En la Nueva Jerusalén total es el Amor de Cristo y vivo está el Amor del Padre; vivo está el Amor de Aquella que aquí ha dado vida a la Pequeña Cuna del Niño Jesús, a la Casa de Dios, para hacer descansar a Jesús sobre las oraciones de muchos que llegan en la Isla Blanca para poder vencer este mundo; para liberar cada corazón ligado al pecado, a fin de que el pecado pueda dejar espacio al infinito Amor del Padre, a la misericordia del Hijo y a la acción viva y santa del Espíritu, que purifica, santifica y rescata cada corazón listo para volver al juego, cada corazón que en la Nueva Jerusalén quiere volver a encontrar el entusiasmo, la armonía y la alegría de vivir, a fin de que la vida (Jn 10,10), don del Padre, pueda nuevamente volver a saborearse en todo su esplendor; pueda nuevamente ser acogida como único y eterno don: el tesoro más grande (Mt 6,21), aquel tesoro que siempre hay que amar, que saber conservar, mas que, sobre todo, hay que saber hacer brillar; aquel tesoro, mas sobre todo aquella partícula de divinidad, que del Corazón del Padre llega en el corazón de todos aquellos que lo aman, que lo quieren amar sobre toda cosa (Mt 22,37).
He aquí la enseñanza que Jesús nos ha donado en su primera venida y que ahora continuamente nos dona en este Rincón de Paraíso: «Que os améis unos a otros como así como Yo os he amado» (Jn 13,34).

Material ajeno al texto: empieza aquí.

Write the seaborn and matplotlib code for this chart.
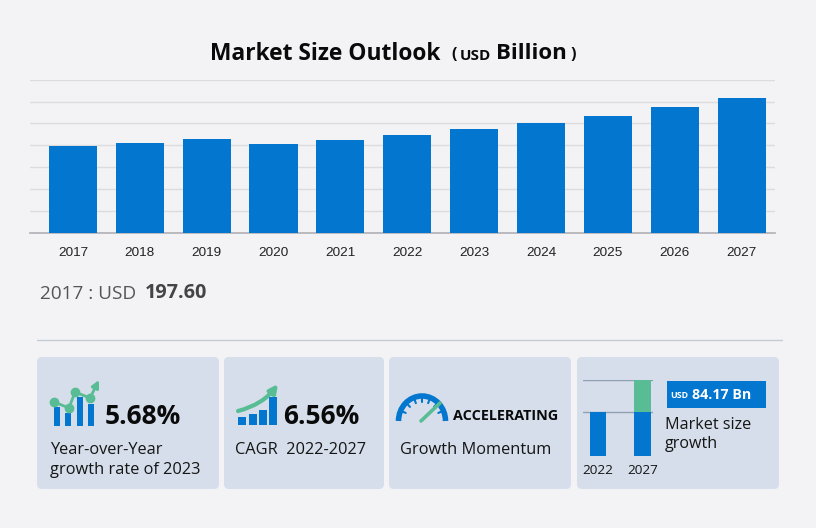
import matplotlib
matplotlib.use('Agg')
import numpy as np
import pandas as pd
import seaborn as sns
import matplotlib.pyplot as plt
from matplotlib.patches import FancyBboxPatch, Rectangle, Arc, FancyArrowPatch

sns.set_theme(style='white')
plt.rcParams['font.family'] = ['Open Sans', 'DejaVu Sans']

BG = '#f3f3f5'
CARD = '#d5deea'
BLUE = '#0377cf'
GREEN = '#58bd94'
INK = '#0a0a0a'

# chart data
years = ['2017', '2018', '2019', '2020', '2021', '2022', '2023', '2024', '2025', '2026', '2027']
market_size = [197.6, 205.5, 214.5, 203.0, 213.0, 224.3, 237.0, 250.7, 267.7, 287.0, 308.5]

# mini chart in the last card
mini_years = ['2022', '2027']
mini_base = [224.3, 224.3]
mini_growth = [0, 84.17]

# icon shapes, pixels
yoy_bars = [(54, 407), (65, 413), (77, 397), (88, 404)]
yoy_line_x = [54, 69, 75, 90]
yoy_line_y = [402, 408, 392, 398]
cagr_bars = [(238, 417), (249, 414), (259, 410), (269, 397)]
cards = [(37, 219), (224, 384), (389, 571), (577, 779)]

W, H = 816, 528
fig = plt.figure(figsize=(W / 100, H / 100), dpi=100, facecolor=BG)


def px_axes(x0, y0, x1, y1):
    return fig.add_axes([x0 / W, 1 - y1 / H, (x1 - x0) / W, (y1 - y0) / H])


# overlay in pixel coordinates for cards, text, icons
bg = px_axes(0, 0, W, H)
bg.set_xlim(0, W)
bg.set_ylim(H, 0)
bg.axis('off')

# main bars
ax = px_axes(30, 79.7, 775, 232.7)
ax.patch.set_alpha(0)
df = pd.DataFrame({'year': years, 'size': market_size})
sns.barplot(data=df, x='year', y='size', color=BLUE, saturation=1, width=0.72, linewidth=0, ax=ax, zorder=3)
ax.set_xlim(-0.643, 10.5)
ax.set_ylim(0, 350)
ax.set_yticks(np.arange(0, 351, 50))
ax.set_yticklabels([])
ax.yaxis.grid(True, color='#dcdcdf', lw=1)
ax.set_axisbelow(True)
ax.set_xlabel('')
ax.set_ylabel('')
for s in ['top', 'left', 'right']:
    ax.spines[s].set_visible(False)
ax.spines['bottom'].set_color('#b4b4b8')
ax.tick_params(axis='x', length=0, pad=10, labelsize=9.7, labelcolor='#222222', labelfontfamily='Liberation Sans')
ax.tick_params(axis='y', length=0)

# title
bg.text(325, 53.5, 'Market Size Outlook', ha='center', va='center', fontsize=16.4, fontweight='bold', color=INK)
bg.text(454, 55, '(', ha='center', va='center', fontsize=11.5, fontweight='bold', color=INK)
bg.text(475.5, 56, 'USD', ha='center', va='center', fontsize=11, fontweight='bold', color=INK)
bg.text(531, 53.5, 'Billion', ha='center', va='center', fontsize=16, fontweight='bold', color=INK)
bg.text(573, 55, ')', ha='center', va='center', fontsize=11.5, fontweight='bold', color=INK)

# selected value
bg.text(40, 294, '2017 : USD', ha='left', va='center', fontsize=13.7, color='#555555')
bg.text(145, 293, '197.60', ha='left', va='center', fontsize=14.3, fontweight='bold', color='#444444')
bg.plot([37, 782], [340, 340], color='#c4ccd8', lw=1)

# cards
for x0, x1 in cards:
    bg.add_patch(FancyBboxPatch((x0 + 5, 362), x1 - x0 - 10, 122, boxstyle='round,pad=5,rounding_size=5',
                                fc=CARD, ec='none'))

# card 1
for x, top in yoy_bars:
    bg.add_patch(Rectangle((x, top), 6, 426 - top, fc=BLUE, ec='none'))
bg.plot(yoy_line_x, yoy_line_y, color=GREEN, lw=2, marker='o', ms=6)
bg.add_patch(FancyArrowPatch((90, 398), (99, 380), arrowstyle='-|>', mutation_scale=11, color=GREEN, lw=2,
                             shrinkA=0, shrinkB=0))
bg.text(105, 416, '5.68%', ha='left', va='center', fontsize=19, fontweight='bold', color=INK)
bg.text(50, 450, 'Year-over-Year', ha='left', va='center', fontsize=11.75, color='#151515')
bg.text(50, 470, 'growth rate of 2023', ha='left', va='center', fontsize=11.75, color='#151515')

# card 2
for x, top in cagr_bars:
    bg.add_patch(Rectangle((x, top), 7.5, 425 - top, fc=BLUE, ec='none'))
bg.add_patch(FancyArrowPatch((238, 411), (278, 384), connectionstyle='arc3,rad=0.18', arrowstyle='-|>',
                             mutation_scale=12, color=GREEN, lw=3, shrinkA=0, shrinkB=0))
bg.text(283, 416, '6.56%', ha='left', va='center', fontsize=19, fontweight='bold', color=INK)
bg.text(235, 450, 'CAGR  2022-2027', ha='left', va='center', fontsize=11.75, color='#151515')

# card 3, gauge
bg.add_patch(Arc((422, 421), 47, 50, theta1=180, theta2=360, color=BLUE, lw=4))
for ang in np.deg2rad([205, 228, 250, 270, 290, 312, 335]):
    bg.plot([422 + 22 * np.cos(ang), 422 + 18 * np.cos(ang)],
            [421 + 23 * np.sin(ang), 421 + 19 * np.sin(ang)], color=BLUE, lw=1.5)
bg.plot([421, 440], [421, 403], color=GREEN, lw=2.6, solid_capstyle='round')
bg.text(453, 416, 'ACCELERATING', ha='left', va='center', fontsize=10.4, fontweight='bold', color=INK)
bg.text(400, 450, 'Growth Momentum', ha='left', va='center', fontsize=11.75, color='#151515')

# card 4, mini chart
mini = px_axes(583, 380, 653, 456)
mini.patch.set_alpha(0)
mini_df = pd.DataFrame({'year': mini_years, 'base': mini_base, 'growth': mini_growth})
sns.barplot(data=mini_df, x='year', y='base', color=BLUE, saturation=1, width=0.367, linewidth=0, ax=mini, zorder=3)
mini.bar(mini_df['year'], mini_df['growth'], bottom=mini_df['base'], color=GREEN, width=0.367, linewidth=0, zorder=3)
mini.set_xlim(-0.328, 1.228)
mini.set_ylim(108, 308.5)
mini.set_yticks([224.3, 308.5])
mini.set_yticklabels([])
mini.yaxis.grid(True, color='#8fa0b3', lw=1, zorder=5)
mini.set_axisbelow(False)
mini.set_xlabel('')
mini.set_ylabel('')
for s in mini.spines.values():
    s.set_visible(False)
mini.tick_params(axis='both', length=0)
mini.tick_params(axis='x', pad=6, labelsize=9.7, labelcolor='#151515')

bg.add_patch(Rectangle((667, 381), 99, 27, fc=BLUE, ec='none'))
bg.text(670, 396, 'USD', ha='left', va='center', fontsize=6.4, fontweight='bold', color='white')
bg.text(692, 395, '84.17 Bn', ha='left', va='center', fontsize=10.3, fontweight='bold', color='white')
bg.text(665, 425, 'Market size', ha='left', va='center', fontsize=11.6, color='#151515')
bg.text(665, 444.5, 'growth', ha='left', va='center', fontsize=11.6, color='#151515')

fig.savefig('out.png', dpi=100, facecolor=BG)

Hijos de Dios, ¡sepáis poner en práctica las enseñanzas del Señor (Mt 22,39)! En esto muchos reconocerán la autenticidad cristiana; en esto se reconocerá el Patio de Jesús, el Patio que el Padre ha querido preservar para sus hijos, a fin de que en este tiempo pudiese brillar de su Luz, de aquella Luz (Jn 8,12) que aniquila el pecado, vence la muerte y hace triunfar el Amor: el Amor puro que el mundo no comprende y no quiere comprender (1Jn 2,15).
Comprendiendo el Amor (1Jn 3,1) se comprendería la Paz (2Cor 13,11), pronto se comprendería lo que todo mueve este mundo: la voluntad del Padre (Jn 6,40), a fin de que las relaciones entre hermanos, entre personas que viven un credo diferente, entre pueblos, naciones, pueda fundarse sobre un respeto reciproco, hundiendo las propias raíces en el bien, y no en el mal. Sólo así uno puede estar en búsqueda de la Verdad (Jn 8,32). Poniendo en el corazón estos sentimientos se podrá alcanzar la concordia y la paz (Ga 5,22). Sólo poniendo en práctica todo esto se puede llegar con buena voluntad a comprender la esencia y la sustancia de Aquel que todo mueve.
He aquí la Verdad de la Iglesia de Cristo (1Ti 3,14). Muchas son las iglesias y muchos son los patios (cf. Jn 18,15). Sólo quien actúa prácticamente, quien habla y quien pone en práctica todo esto será auténtico y será reconocido como portador de Verdad (Sb 3,9). Este es lo que en la Tierra de Amor el Padre ha querido transmitir, a fin de que todos puedan sentirse parte viva e injertados en el Árbol de la Vida (Gn 2,9; Ap 22,14).
Está escrito: «He aquí, yo hago todo nuevo» (Ap 21,5). En la Tierra de Amor Jesús ha hecho aún más, a fin de que todos pudiesen ver el esplendor de la Jerusalén nueva. Ya no una Jerusalén vieja, anticuada, azorrada por todo lo que es mundo, desestimada en lo íntimo y desertificada en el corazón. En la Nueva Jerusalén manan leche y miel (Ez 20,6). La linfa de Jesús está viva y su Espíritu es fecundo (Sal 104,24). He aquí la Casa, he aquí la Iglesia: única y eterna, que tiene en el centro el Corazón de Dios (Ap 7,17), que late, late y más y más latirá, porque se funda en la caridad, en la humildad y en el amor (Ef 4,2-6).